I love color and “action” artwork – marks, lines and paint laid down fast. Frenzied. With energy.

As such, I take particular delight in this week’s artwork shared by the Dusti Bongé Art Foundation with analysis of the work coming from DBAF Executive Director Ligia M. Römer as always.

Dusti Bongé, Black Hardbound Artist Sketchbook – p.77, 1980, mixed media on paper, 8 1/4” x 5 1/4”

This week we jump into one of Dusti Bongé’s later sketchbooks from the 1980s again. This is one of those basic black hardbound artists’ sketch books commonly used at the time. Although it looks like a few pages were torn out, it still contains over ninety pages of watercolor paintings, felt tip pen drawings, handwritten poems, typed poems and several paper inserts with yet more poems.

There are several small paintings with this figure-eight composition in the book. This shape has a long history, having been studied since at least the 5th century as an algebraic curve now known as the lemniscate.

 In the 16th century it became the symbol for infinity In mathematics. The mathematical infinity symbol is used to represent a potential infinity, rather than an actually infinite quantity.

The symbol has also been used in mythical and literary contexts to refer to a more symbolic idea of the infinite.

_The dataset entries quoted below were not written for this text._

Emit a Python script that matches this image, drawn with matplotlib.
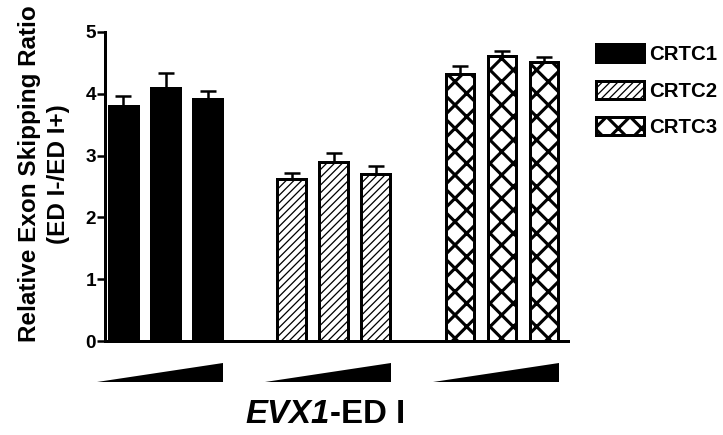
import matplotlib
matplotlib.use("Agg")
import matplotlib.pyplot as plt
import matplotlib.patches as mpatches
import numpy as np

# ---- data ----
series_names = ["CRTC1", "CRTC2", "CRTC3"]
crtc1_vals = [3.80, 4.10, 3.92]
crtc1_err = [0.17, 0.23, 0.13]
crtc2_vals = [2.62, 2.90, 2.71]
crtc2_err = [0.10, 0.15, 0.12]
crtc3_vals = [4.32, 4.61, 4.51]
crtc3_err = [0.13, 0.08, 0.08]
yticks = [0, 1, 2, 3, 4, 5]

DPI = 70
W, H = 723, 435
def pt(px):
    return px * 72.0 / DPI

plt.rcParams['font.family'] = ['Liberation Sans', 'DejaVu Sans']
plt.rcParams['font.weight'] = 'bold'

fig = plt.figure(figsize=(W / DPI, H / DPI), dpi=DPI)
ax = fig.add_axes([105 / W, (H - 341) / H, (568 - 105) / W, (341 - 32) / H])

styles = [
    dict(facecolor='black', hatch=None, hlw=1.0),
    dict(facecolor='white', hatch='///', hlw=1.3),
    dict(facecolor='white', hatch='x', hlw=3.2),
]
all_vals = [crtc1_vals, crtc2_vals, crtc3_vals]
all_err = [crtc1_err, crtc2_err, crtc3_err]
group_starts = [0, 4, 8]
bar_w = 0.67
edge_lw = pt(3)

handles = []
for gi, (vals, errs, st) in enumerate(zip(all_vals, all_err, styles)):
    x = np.arange(len(vals)) + group_starts[gi]
    bars = ax.bar(x, vals, width=bar_w, facecolor=st['facecolor'], edgecolor='black',
                  linewidth=edge_lw, hatch=st['hatch'], zorder=3)
    for b in bars:
        b.set_hatch_linewidth(st['hlw'])
    ax.errorbar(x, vals, yerr=[np.zeros(len(vals)), errs], fmt='none', ecolor='black',
                elinewidth=pt(2.5), capsize=pt(8), capthick=pt(2.5), zorder=2)
    h = mpatches.Patch(facecolor=st['facecolor'], edgecolor='black', linewidth=edge_lw,
                       hatch=st['hatch'], label=series_names[gi])
    h.set_hatch_linewidth(st['hlw'])
    handles.append(h)

    # increasing-dose wedge below each group
    x0 = group_starts[gi] - 0.63
    x1 = group_starts[gi] + 2.37
    ax.fill([x0, x1, x1], [-0.663, -0.663, -0.356], color='black', clip_on=False,
            linewidth=0)

ax.set_xlim(-0.44, 10.58)
ax.set_ylim(0, 5)
ax.set_yticks(yticks)
ax.set_xticks([])
for side in ['top', 'right']:
    ax.spines[side].set_visible(False)
for side in ['left', 'bottom']:
    ax.spines[side].set_linewidth(pt(3))
ax.tick_params(axis='y', length=pt(8), width=pt(2.5), pad=pt(1),
               labelsize=pt(19))
for lab in ax.get_yticklabels():
    lab.set_fontweight('bold')

# y label
fig.text(44 / W, 1 - 174 / H, "Relative Exon Skipping Ratio\n(ED I-/ED I+)",
         rotation=90, ha='center', va='center', multialignment='center',
         fontsize=pt(24.2), fontweight='bold', linespacing=1.3)

# x label
fig.text(330 / W, 1 - 423 / H, "EVX1", ha='right', va='baseline', fontsize=pt(33),
         fontweight='bold', fontstyle='italic')
fig.text(330 / W, 1 - 423 / H, "-ED I", ha='left', va='baseline', fontsize=pt(33),
         fontweight='bold')

leg = fig.legend(handles=handles, loc='upper left', bbox_to_anchor=(596 / W, 1 - 44 / H),
                 frameon=False, fontsize=pt(20.4), handlelength=48 / 20.4,
                 handleheight=20 / 20.4, handletextpad=0.25, labelspacing=0.82,
                 borderpad=0, borderaxespad=0)
for t in leg.get_texts():
    t.set_fontweight('bold')
for p, st in zip(leg.get_patches(), styles):
    p.set_hatch_linewidth(st['hlw'])

fig.savefig("out.png", dpi=DPI)
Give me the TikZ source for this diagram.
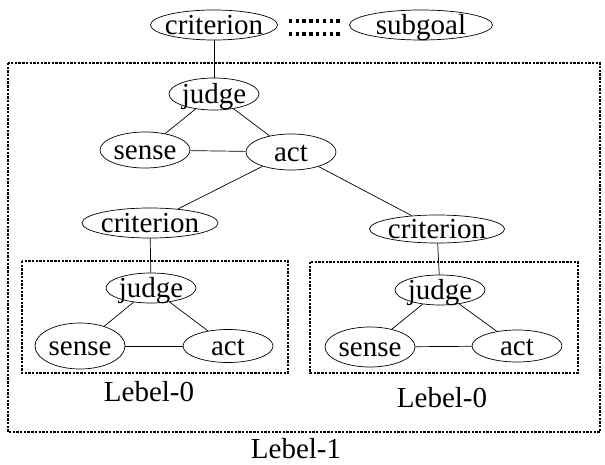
\documentclass[tikz,border=0pt]{standalone}
\usepackage{fontspec}
\setmainfont{Liberation Serif}
\usetikzlibrary{shapes.geometric}
\tikzset{
  blob/.style={draw, ellipse, line width=0.7pt, inner xsep=-6pt, inner ysep=0pt,
    text height=19pt, text depth=0pt, minimum width=90pt, minimum height=32pt},
  levelbox/.style={line width=2.6pt, dash pattern=on 2.4pt off 1.3pt},
  pairdots/.style={line width=3.4pt, dash pattern=on 3.4pt off 3.4pt},
}
\begin{document}
\begin{tikzpicture}[x=1pt, y=-1pt, font=\fontsize{29}{32}\selectfont, line width=0.7pt]
\useasboundingbox (0,0) rectangle (605,465);
\draw[levelbox] (8,63) rectangle (600,432);
\draw[levelbox] (22,261) rectangle (288,373);
\draw[levelbox] (310,262) rectangle (578,373);
\node[blob, minimum width=127pt, minimum height=30pt] (crit) at (214,25) {criterion};
\node[blob, minimum width=143pt, minimum height=30pt] (goal) at (421,25) {subgoal};
\node[blob] (judge) at (214,94) {judge};
\node[blob, minimum height=36pt] (sense) at (145,150) {sense};
\node[blob, minimum height=36pt] (act) at (291,152) {act};
\node[blob, minimum width=136pt, minimum height=30pt] (critL) at (150,223) {criterion};
\node[blob, minimum width=135pt, minimum height=28pt] (critR) at (437,229) {criterion};
\node[blob, minimum height=30pt] (judgeL) at (151,288) {judge};
\node[blob, minimum height=46pt] (senseL) at (80,346) {sense};
\node[blob, minimum height=33pt] (actL) at (228,346) {act};
\node[blob, minimum height=30pt] (judgeR) at (440,290) {judge};
\node[blob, minimum height=40pt] (senseR) at (370,347) {sense};
\node[blob, minimum height=32pt] (actR) at (517,346) {act};
\node (lvlL) at (149,392) {Lebel-0};
\node (lvlR) at (442,398) {Lebel-0};
\node (lvlTop) at (296,449) {Lebel-1};
\draw[pairdots] ([xshift=11pt, yshift=4pt]crit.east) -- ([xshift=-8pt, yshift=4pt]goal.west);
\draw[pairdots] ([xshift=11pt, yshift=-9pt]crit.east) -- ([xshift=-8pt, yshift=-9pt]goal.west);
\draw (crit) -- (judge);
\draw (judge) -- (sense);
\draw (judge) -- (act);
\draw (sense) -- (act);
\draw (act) -- (critL);
\draw (act) -- (critR);
\draw (critL) -- (judgeL);
\draw (judgeL) -- (senseL);
\draw (judgeL) -- (actL);
\draw (senseL) -- (actL);
\draw (critR) -- (judgeR);
\draw (judgeR) -- (senseR);
\draw (judgeR) -- (actR);
\draw (senseR) -- (actR);
\end{tikzpicture}
\end{document}
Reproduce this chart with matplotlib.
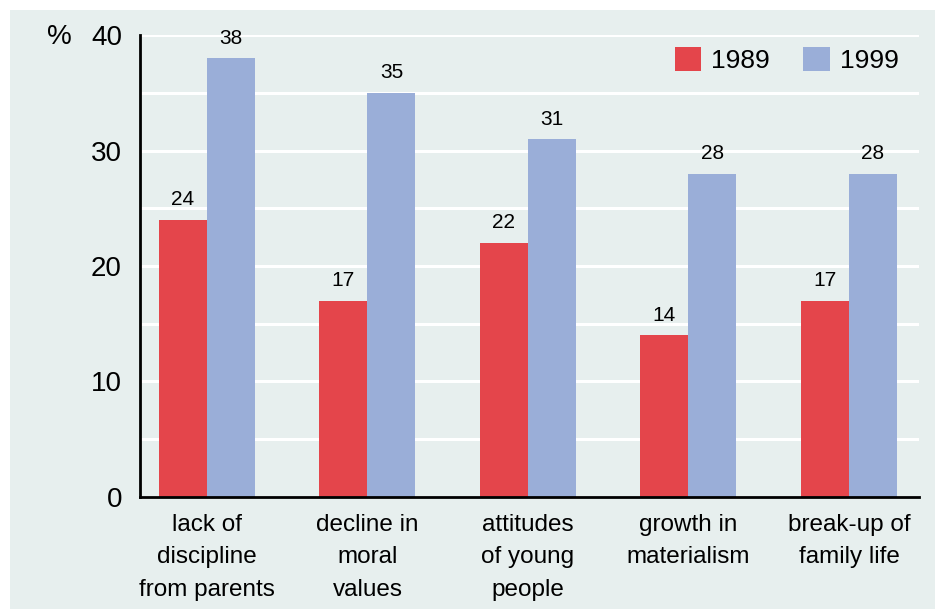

Given Dusti’s interest in Zen Buddhism and its concept of the void or emptiness, i.e., that reality lies beyond our ordinary perception, it is not surprising that a concept like infinity would also intrigue her. Both are concepts that confront us with the unattainable knowledge and very tenuous grasp we have on reality.

In this study, Dusti drew the figure-eight shape several times in black felt tip pen and accented different parts of its curves with fiery red and yellow marks. The enclosed two ovoid shapes are rendered in different shades of watery green. There are a few hints of blue completing those shapes in between the multiple black lines of the lemniscate and all of it is set on a background pale blue wash.

Although she uses only four base hues, the whole achieves a rich array of multicolored tones.